La imagen de la guerra colombiana que más recientemente le dio la vuelta al mundo, la del collar bomba, es imposible de acomodar en el discurso de la intolerancia, o el de la protesta popular, o el de la injusticia social, o el de la falta de canales democráticos, o el de la pequeña delincuencia. Se trataba de una extorsión.

¿Cuáles son las relaciones entre los participantes en el conflicto y las manifestaciones del crimen peculiares a Colombia? No podría imaginarse una mayor simbiosis. El conflicto se nutre, los guerreros viven de las drogas, de la extorsión y del secuestro. En eso se han especializado, en eso se han concentrado y sofisticado, a eso se han habituado.

Si recordamos que cualquier actividad rentable es terca y persistente la predicción más sensata es que, aun después de unos acuerdos de paz, tendremos tanto narcotráfico como secuestros.



Narcotráfico y secuestro

Para ir un poco más allá de este escenario conviene hacerse tres preguntas. La primera está relacionada con el conocimiento para controlar las conductas criminales en las cuales nos hemos especializado. La segunda tiene que ver con el esfuerzo que se ha hecho en el país para combatirlas. La tercera es si el narcotráfico y el secuestro tienen algo en común, si comparten cierta tecnología que pueda ser adoptada por otras actividades criminales después de la guerra.

Para las dos primeras preguntas las respuestas son simples y no vale la pena entrar en detalles. Que se sepa, aún no se han inventado remedios contra el narcotráfico. Por el contrario, contra el secuestro se sabe lo que se debe hacer, y es algo que se ha hecho con éxito en todo el planeta: condenarlo moralmente y combatirlo legalmente. En forma paradójica en Colombia, con una terquedad suicida, nos hemos dedicado a erradicar lo imposible de erradicar y hemos hecho todo lo posible por dejar consolidar lo que se podría erradicar. Se han hecho todos los malabares legales, políticos, éticos y hasta lingüísticos para permitir que se afiance una conducta que ninguna sociedad moderna tolera. Varios intelectuales, formadores de opinión, aún no dan el paso de condenarlo.

La tercera cuestión es la que más incomoda cuando se trata de pronosticar lo que puede ocurrir después de la guerra. Es claro que existe un elemento común entre el secuestro y el narcotráfico, que ha demostrado ser una tecnología versátil, aplicable a infinidad de actividades, legales e ilegales. Es lo que los estudiosos de las mafias llaman el suministro privado de protección. El esquema es simple: un actor con capacidad para la violencia, con credibilidad para las amenazas, vende, a cambio de un pago, o tributo, protección privada.

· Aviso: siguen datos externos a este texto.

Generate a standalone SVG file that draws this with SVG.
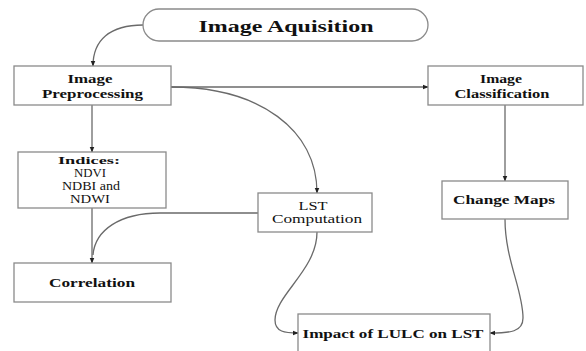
<svg xmlns="http://www.w3.org/2000/svg" width="586" height="351" viewBox="0 0 586 351">
<style>
.box{fill:#fff;stroke:#8a8a8a;stroke-width:1.3}
.t{font-family:"Liberation Serif","Times New Roman",serif;fill:#111;text-anchor:middle}
.b{font-weight:bold}
.c{fill:none;stroke:#6a6a6a;stroke-width:1.3}
</style>
<defs>
<marker id="ar" viewBox="0 0 10 10" refX="9" refY="5" markerWidth="6" markerHeight="6" orient="auto" markerUnits="userSpaceOnUse">
<path d="M0,1 L10,5 L0,9 z" fill="#222"/>
</marker>
</defs>
<rect width="586" height="351" fill="#fff"/>
<g id="connectors">
<path class="c" d="M143,25 C110,25 93,40 93,66" marker-end="url(#ar)"/>
<path class="c" d="M92,105 L92,152" marker-end="url(#ar)"/>
<path class="c" d="M171,87 L428,87" marker-end="url(#ar)"/>
<path class="c" d="M171,87 C260,87 317,130 317,193" marker-end="url(#ar)"/>
<path class="c" d="M92,208 L92,263" marker-end="url(#ar)"/>
<path class="c" d="M258,213 L160,213 C120,213 95,230 93,255"/>
<path class="c" d="M317,232 C317,270 275,295 275,320 C275,332 285,333 298,333" marker-end="url(#ar)"/>
<path class="c" d="M505,105 L505,181" marker-end="url(#ar)"/>
<path class="c" d="M505,219 C505,260 523,290 523,318 C523,332 510,333 490,333" marker-end="url(#ar)"/>
</g>
<g id="image-aquisition">
<rect class="box" x="143" y="9" width="285" height="32" rx="16" ry="16"/>
<text class="t b" x="286" y="32" font-size="17" textLength="175" lengthAdjust="spacingAndGlyphs">Image Aquisition</text>
</g>
<g id="image-preprocessing">
<rect class="box" x="14" y="66" width="157" height="39"/>
<text class="t b" x="90" y="83" font-size="12" textLength="45" lengthAdjust="spacingAndGlyphs">Image</text>
<text class="t b" x="92.5" y="98" font-size="12" textLength="101" lengthAdjust="spacingAndGlyphs">Preprocessing</text>
</g>
<g id="image-classification">
<rect class="box" x="428" y="66" width="155" height="39"/>
<text class="t b" x="501" y="83" font-size="12" textLength="42" lengthAdjust="spacingAndGlyphs">Image</text>
<text class="t b" x="502" y="98" font-size="12" textLength="95" lengthAdjust="spacingAndGlyphs">Classification</text>
</g>
<g id="indices">
<rect class="box" x="18" y="152" width="148" height="56"/>
<text class="t b" x="89" y="164" font-size="11" textLength="62" lengthAdjust="spacingAndGlyphs">Indices:</text>
<text class="t" x="90" y="177" font-size="12" textLength="32" lengthAdjust="spacingAndGlyphs">NDVI</text>
<text class="t" x="91" y="190" font-size="12" textLength="58" lengthAdjust="spacingAndGlyphs">NDBI and</text>
<text class="t" x="90" y="203" font-size="12" textLength="40" lengthAdjust="spacingAndGlyphs">NDWI</text>
</g>
<g id="lst-computation">
<rect class="box" x="258" y="193" width="114" height="39"/>
<text class="t" x="313" y="210" font-size="12" textLength="29" lengthAdjust="spacingAndGlyphs">LST</text>
<text class="t" x="317" y="223" font-size="12" textLength="90" lengthAdjust="spacingAndGlyphs">Computation</text>
</g>
<g id="change-maps">
<rect class="box" x="442" y="181" width="126" height="38"/>
<text class="t b" x="504" y="204" font-size="12" textLength="102" lengthAdjust="spacingAndGlyphs">Change Maps</text>
</g>
<g id="correlation">
<rect class="box" x="14" y="263" width="157" height="39"/>
<text class="t b" x="92" y="287" font-size="12" textLength="86" lengthAdjust="spacingAndGlyphs">Correlation</text>
</g>
<g id="impact">
<rect class="box" x="298" y="314" width="192" height="40"/>
<text class="t b" x="393" y="338" font-size="13" textLength="181" lengthAdjust="spacingAndGlyphs">Impact of LULC on LST</text>
</g>
</svg>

¿Protección contra qué? En principio, contra lo que el cliente necesite, o se le antoje. En la droga se compra protección contra los competidores, contra quienes incumplen acuerdos o contra quienes persiguen esa actividad. En el secuestro, la versión extrema, se compra protección contra los excesos de quien vende el servicio.

Acerca de la generalización y de la sofisticación a las que se ha llegado en Colombia en esta industria, tanto por el lado de la oferta como por el lado de la demanda, la tendencia al arreglo privado de los problemas de inseguridad, la evidencia es abrumadora. Progresivamente, y ante el derrumbe de la capacidad protectora del Estado, cada cual negocia su seguridad.

No cabe duda de que uno de los principales obstáculos para la paz es justamente la proliferación de estos acuerditos privados. Incluso las recientes medidas legislativas desde las montañas de Colombia se pueden interpretar bajo esta óptica. El protector más eficaz contra el secuestro invita, a quienes no lo hayan hecho, a firmar el contrato privado de protección.

¿Cuáles son los riesgos de no desarmar a tiempo este esquema? En el terreno del crimen organizado, la continuidad y la consolidación. En el ámbito de lo público, el debilitamiento de las finanzas públicas, las oficiales. Es claro que los corruptos también pueden contratar estos servicios. Es inoficioso pagar tributos a dos protectores; y cuando se tiene uno poderoso todos los demás protectores, incluyendo el Estado, son redundantes.

En el ámbito privado, y por eso hay que observar lo que sucede en Rusia o en Italia, el protector puede convertirse en herramienta para eliminar la competencia, para interferir licitaciones o para alterar cualquier decisión que pueda afectar la marcha de los negocios.

Para evitar tales perspectivas parecería razonable poner un poco más de atención a la médula de las actividades criminales colombianas: el uso instrumental de la reputación de violencia. Un primer paso sería enfrentar la paz como asunto estatal, colectivo, e iniciar la labor de desbaratar antes de que sea tarde el andamiaje de arreglos individuales de paz con los guerreros. También sería útil rescatar una idea simple: que la violencia —la instrumental, la organizada— es perniciosa, inaceptable y condenable, sin atenuantes. Para, por fin, volvernos intolerantes con los violentos.